Dillon Smith, Chicago TV newsman known for his editorials, dead at 71
BY MAUREEN O’DONNELL Staff Reporter Twitter: @suntimesobits February 26, 2013 12:30PM
Dillon Smith, a longtime TV newsman in Chicago at WMAQ-TV and WGN-TV, has died at age 71.
Updated: March 28, 2013 6:21AM
The broadcast bug bit Dillon Smith early. His grandmother stoked his interest in the news by telling him stories about surviving the Johnstown flood of 1889, when a dam collapse killed 2,209 people in his Pennsylvania hometown.
Mr. Smith went on to become an influential broadcaster at Chicago’s WGN-TV and at WMAQ-TV. During a 15-year career at WMAQ, he was a five-time Emmy-winning producer, program director and editorial director. Mr. Smith, 71, died Friday at the Naples, Fla., home where he lived with his third wife, Patti. At the time, he was doing one of his favorite things: watching golf on TV. His home — which bordered the Quail Creek Country Club, where he often golfed — featured an embroidered chair pillow that said: “If There Isn’t Golf in Heaven, I’m Not Going.” While at Northwestern, he visited WMAQ, impressing Robert E. Mulholland, who would go on to be president and chief operating officer of NBC. “He was inquisitive, just nuts about broadcasting, wanted to know everything about broadcasting and how it all worked,” Mulholland said. Mr. Smith began his career at WGN in the late 1960s, said his daughter, Lisa Fulton.
He produced editorials on the Equal Rights Amendment, encouraging the Republican Party to avoid “weasel-worded” policies that gave the proposal only lip service.
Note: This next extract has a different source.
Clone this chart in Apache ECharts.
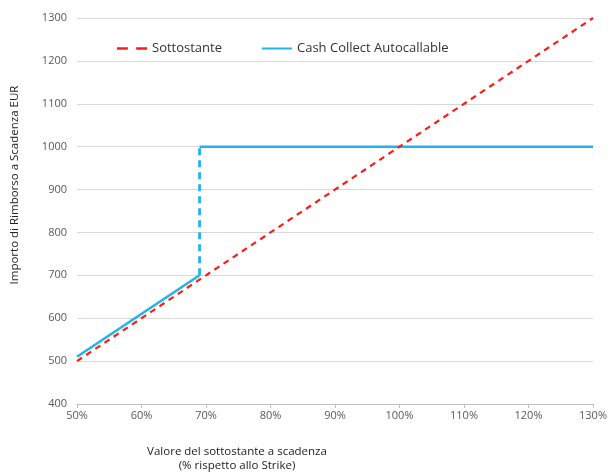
<!DOCTYPE html>
<html><head><meta charset="utf-8">
<script src="https://cdn.jsdelivr.net/npm/echarts@6/dist/echarts.min.js"></script>
<style>html,body{margin:0;padding:0;background:#fff}#c{width:610px;height:472px}</style>
</head><body><div id="c"></div>
<script>
const underlyingX = [50, 130];
const underlyingY = [500, 1300];
const productLowX = [50, 69];
const productLowY = [510, 700];
const barrierX = [69, 69];
const barrierY = [700, 1000];
const productHighX = [69, 130];
const productHighY = [1000, 1000];
const xTicks = [50, 60, 70, 80, 90, 100, 110, 120, 130];
const yTicks = [400, 500, 600, 700, 800, 900, 1000, 1100, 1200, 1300];

const pair = (xs, ys) => xs.map((x, i) => [x, ys[i]]);
const font = 'Open Sans';
const chart = echarts.init(document.getElementById('c'));
chart.setOption({
  animation: false,
  textStyle: { fontFamily: font },
  grid: { left: 77, right: 15, top: 18, bottom: 68 },
  legend: {
    left: 112, top: 37, itemWidth: 30, itemHeight: 2.5, itemGap: 40,
    data: [
      { name: 'Sottostante', icon: 'path://M0,0H9V2H0Z M16,0H25V2H16Z', itemStyle: { color: '#ff1a1a' } },
      { name: 'Cash Collect Autocallable', icon: 'path://M0,0H30V2H0Z', itemStyle: { color: '#1fb4ea' } }
    ],
    textStyle: { fontFamily: font, fontSize: 13, color: '#333' }
  },
  xAxis: {
    type: 'value', min: xTicks[0], max: xTicks[xTicks.length - 1], interval: 10,
    axisLine: { show: true, lineStyle: { color: '#bfbfbf' } },
    axisTick: { show: true, length: 4, lineStyle: { color: '#bfbfbf' } },
    splitLine: { show: false },
    axisLabel: { formatter: '{value}%', color: '#595959', fontSize: 11, margin: 6, fontFamily: font }
  },
  yAxis: {
    type: 'value', min: yTicks[0], max: yTicks[yTicks.length - 1], interval: 100,
    axisLine: { show: false }, axisTick: { show: false },
    splitLine: { lineStyle: { color: '#d9d9d9', width: 1 } },
    axisLabel: { formatter: v => String(v), color: '#595959', fontSize: 11, margin: 10, fontFamily: font }
  },
  graphic: [
    { type: 'text', x: 15, y: 185, rotation: Math.PI / 2, style: {
      text: 'Importo di Rimborso a Scadenza EUR', fill: '#222', fontSize: 11.5, fontFamily: font,
      align: 'center', verticalAlign: 'middle' } },
    { type: 'text', x: 237, y: 459, style: {
      text: 'Valore del sottostante a scadenza\n(% rispetto allo Strike)', fill: '#222', fontSize: 11.5,
      fontFamily: font, align: 'center', verticalAlign: 'middle', lineHeight: 14 } }
  ],
  series: [
    { name: 'Sottostante', type: 'line', symbol: 'none', data: pair(underlyingX, underlyingY),
      lineStyle: { color: '#ff1a1a', width: 2.2, type: [6, 5] }, itemStyle: { color: '#ff1a1a' }, z: 3 },
    { name: 'Cash Collect Autocallable', type: 'line', symbol: 'none', data: pair(productLowX, productLowY),
      lineStyle: { color: '#1fb4ea', width: 2.5 }, itemStyle: { color: '#1fb4ea' }, z: 2 },
    { name: 'Barriera', type: 'line', symbol: 'none', data: pair(barrierX, barrierY),
      lineStyle: { color: '#1fb4ea', width: 2.8, type: [7, 5] }, itemStyle: { color: '#1fb4ea' }, z: 2 },
    { name: 'Cash Collect Autocallable', type: 'line', symbol: 'none', data: pair(productHighX, productHighY),
      lineStyle: { color: '#1fb4ea', width: 2.5 }, itemStyle: { color: '#1fb4ea' }, z: 2 }
  ]
});
</script></body></html>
“The party’s nominee-to-be, Ronald Reagan, is 100 percent in favor of equal rights for women,” Mr. Smith said in one broadcast editorial, “and 100 percent against ratification of the ERA. That puts him right up there, straddling the old ranch fence.”
His “Beef about It” editorials, which questioned butchers’ union regulations that prohibited meat sales after 6 p.m., helped make it possible for Chicagoans to buy meat at any time in groceries. “He understood the role the news department played, and you had to support that mission — because, besides a profit component, there had to be a public-service component,” said Chicago Sun-Times columnist and NBC5 political editor Carol Marin. Mr. Smith sometimes went out with a camera to busy places like Woodfield Mall to get interviews, asking people to weigh in on any issue that was on their minds. After retiring from WMAQ in 1984, he started Dillon Smith Communications, a production company that worked with comedian Tom Dreesen and Chicago Bear Tim Wrightman. One of his favorite trips was to the golf mecca of St Andrews in Scotland. “For him, it was like going to a cathedral, or going to the Louvre,” said his son, Kevin Smith. Throughout his life, he was an early adapter when it came to technology. One of the first to get a Kindle, he used to seal it in a quart-size plastic bag so he could read in the hot tub, his son said. He remained an active NU alum, according to Mulholland, who said, “Right up until his death, he was interviewing prospective candidates in Florida for the [Northwestern] Law School.”